I developed a Python tool to designed to visualize the transaction logs generated by work_queue in order to identify performance bottlenecks in the distributed computing system. Recognizing that matplotlib alone was inadequate for this task, I conducted research on alternatives and decided to utilize the Bokeh library.

To know more about this tool, see:

The blog post written by Dr. Thain.
The Pull Request #2872
The source code of this tool, note that it has likely been enhanced since I initially developed it.

The following are examples of generated visualization.

It’s incredibly rewarding to see my work make a lasting impact! After my first stint at CCL, I was thrilled to learn that:

This visualizer is actively used in research, the graphs it created were featured in the research papers.
CCL is in the process of developing a new online dashboard, which continues to use Bokeh for interactive visualizations. It’s great to see that my choice of technology has been well-received and adopted for ongoing projects!

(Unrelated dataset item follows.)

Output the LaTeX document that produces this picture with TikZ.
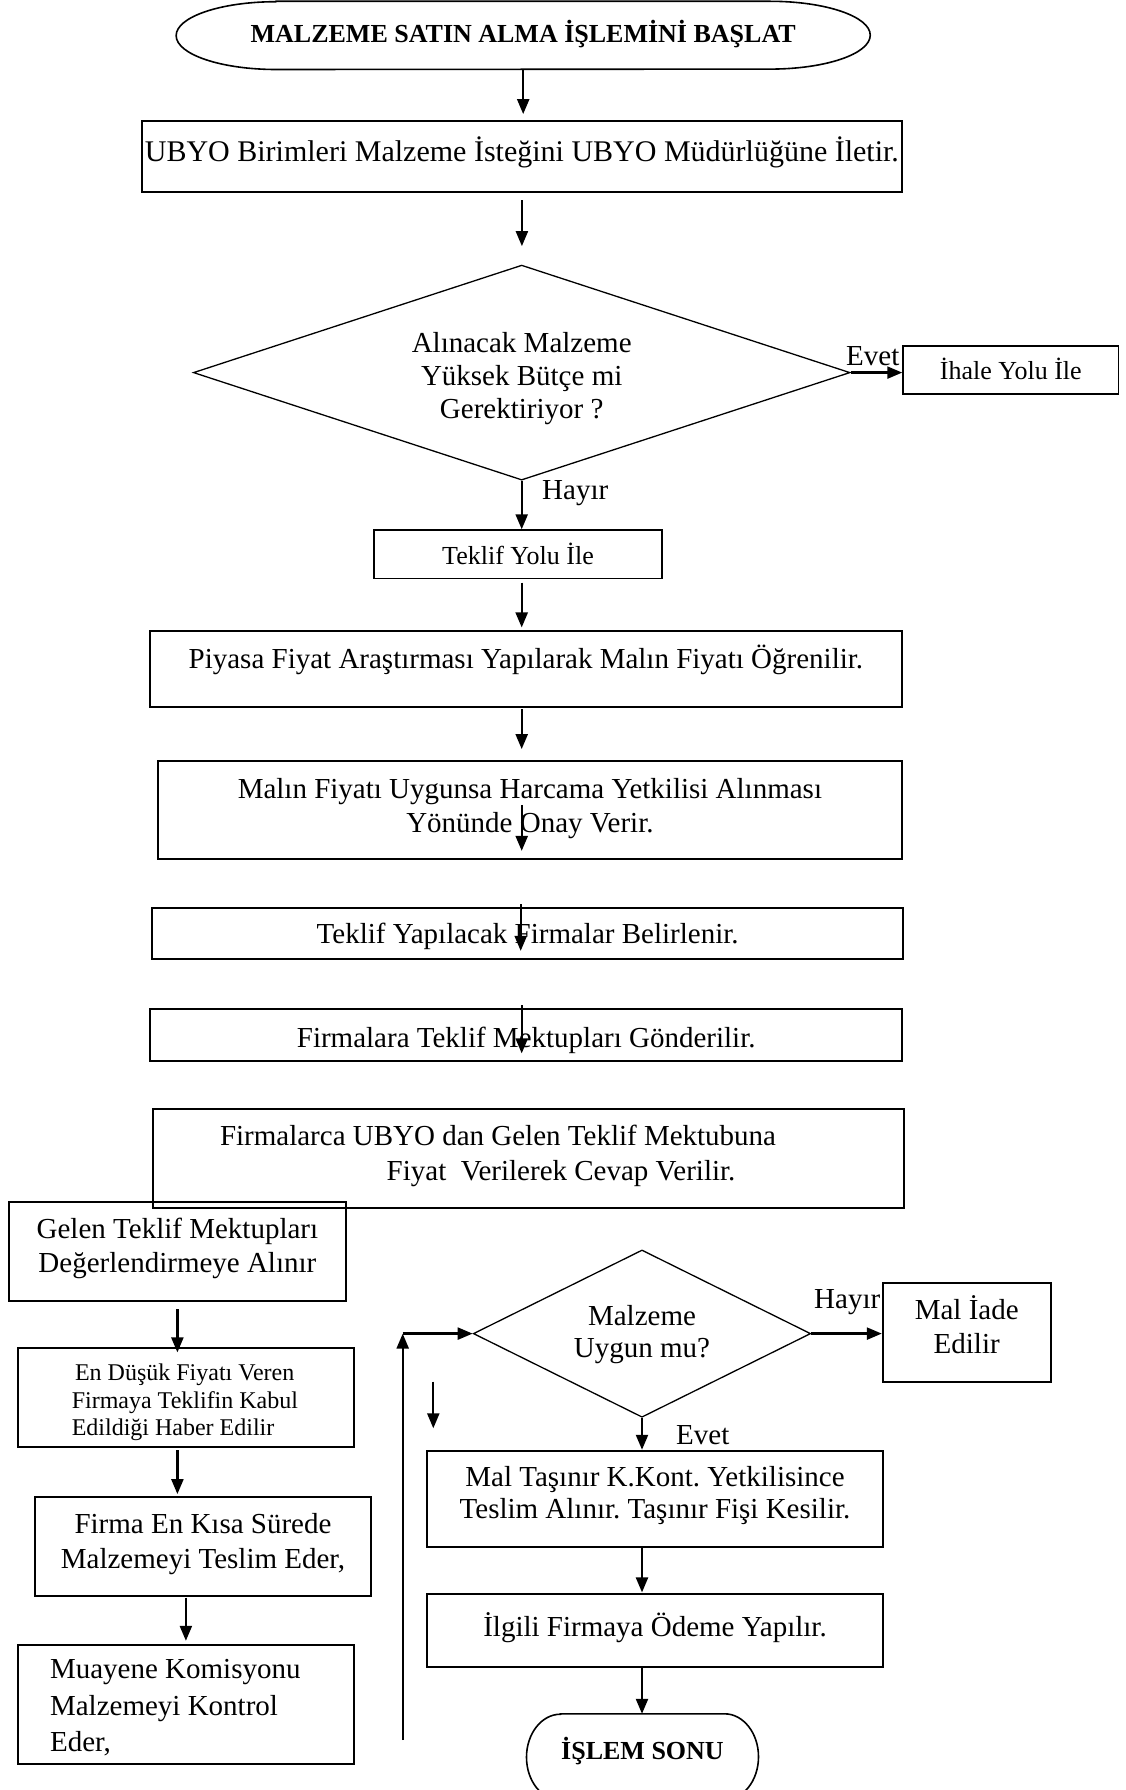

“Draining” a Work Queue Factory

A feature request was raised on Jan 15, 2016:

I’m not sure if this is even a sensible request, but it would be really nice if you could “drain” a work queue factory–in other words, tell a factory that it should reduce the number of connected workers, but only by removing workers after they complete their current tasks.

6 years after this feature request is proposed, I claimed this issue and implemented a mechanism to reduce the number of distributed workers without compromising task progress.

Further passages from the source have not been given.